Mista Jaycee July 28, 2008 at 7:00 PM  

You are right about wishes but not about magic. Magic is imgagination and when it translates to vision, it can become reality. A.C Clark in childhoods end visualized satilites. Star Trek inspired small handheld but powerful technology. Hedy Lammar, the first woman who bared his breasts for the camera, wrote the theory of frequency hopping on a cocktail napkin. It's one of things that makes cel phone tech possible.
Where would we be if Dr. Carver hadn't put his ear to the earth and let it speak to him?
Jaycee

Professor Tracey July 28, 2008 at 9:43 PM  

@Faith -

No one said anything about anyone being inferior, so I'm not quite sure where you got that from. And nobody mentioned slavery, it's the 21st century and time to stop making excuses for people.

And you're right the CNN specials reflect SOME of us, but not the MAJORITY of us. And that's the problem of those specials.

And what is the black elite? Who are you talking about? And why does it matter? There are black people, everyday ordinary black people who go to work, raise their families, are good neighbors, etc.... How long are they supposed to put up with those that REFUSE to do the same?

Black folk need to stop worrying about those who WON'T and worry about those that WILL.

Ananda July 29, 2008 at 12:41 AM  

AMEN. I feel the last part that we have to move on with or without folks.

GoldenAh July 29, 2008 at 1:11 PM  

I'm sympathetic - it tough for people today.

Wishes are an expression of people who don't know the way. The worse thing is not to know how to sort out the complexity of modern life.

There's always this fine print (of life) that they can't understand. Look at the foreclosures and subprime mess starting from Main Street and stretching to Wall Street.

I remember back when I was a kid, a teen and even now - I get a ton of advice from people who know how to get from point A to point Z. A lot of people don't have that.

Ignorance is expensive, and often deadly.

loveisdope July 29, 2008 at 4:22 PM  

I just stumbled onto your blog via BlogHer. Love it! This post is excellent and from what I've read on the rest of your blog so far is very engaging and thought provoking as well. I'm gonna check out that TZ episode.

Lindiwe August 12, 2008 at 12:15 AM  

I have seen this episode a few times . . . I beg to differ . . the impression the story left with me was more so the idea that Bolie was a washed out boxer because he never believed in HIMSELF. It is not about magic or dreaming it is about believing that you can do something and strive to do it..Another way of saying that there is strength in the power of positive thinking. Believe it . . . see it . . . and achieve it. . . is my motto. Tell a child that he or she can be educator, and what you may or may not have an educator.

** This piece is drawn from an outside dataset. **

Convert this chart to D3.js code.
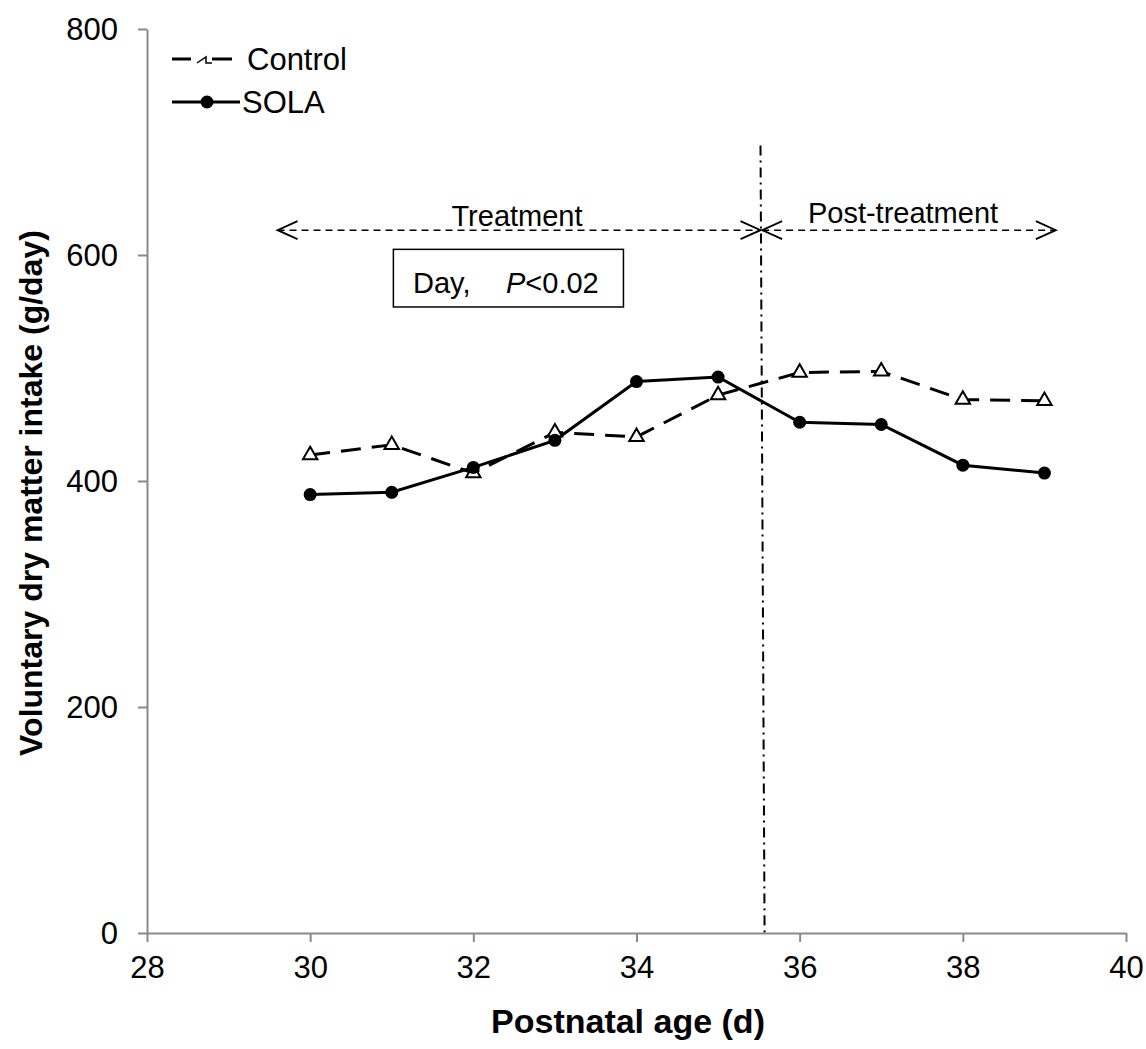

A child tells you that he or she wants ( believes) to Doctor, nurture that belief and you have a doctor. No magic and especially no dream...Don't get me started on the DREAM thing.PLZ

On the same glove, the little boy believed in Bolie boxing ability and the little boy's power (positive thinking) had transformed the outcome of the boxing match. Do not confuse dreaming with believing.

My other motto is JUST DO IT, but you got to believe that you can do it. The Big Tall Wish has several morals. I could slip this one more time, but I will leave well enough alone. Because some folks need their subconscious(dreams) to tell them to change, because during their awake hours they probably do not get enough positive reenforcement from their peers or family member.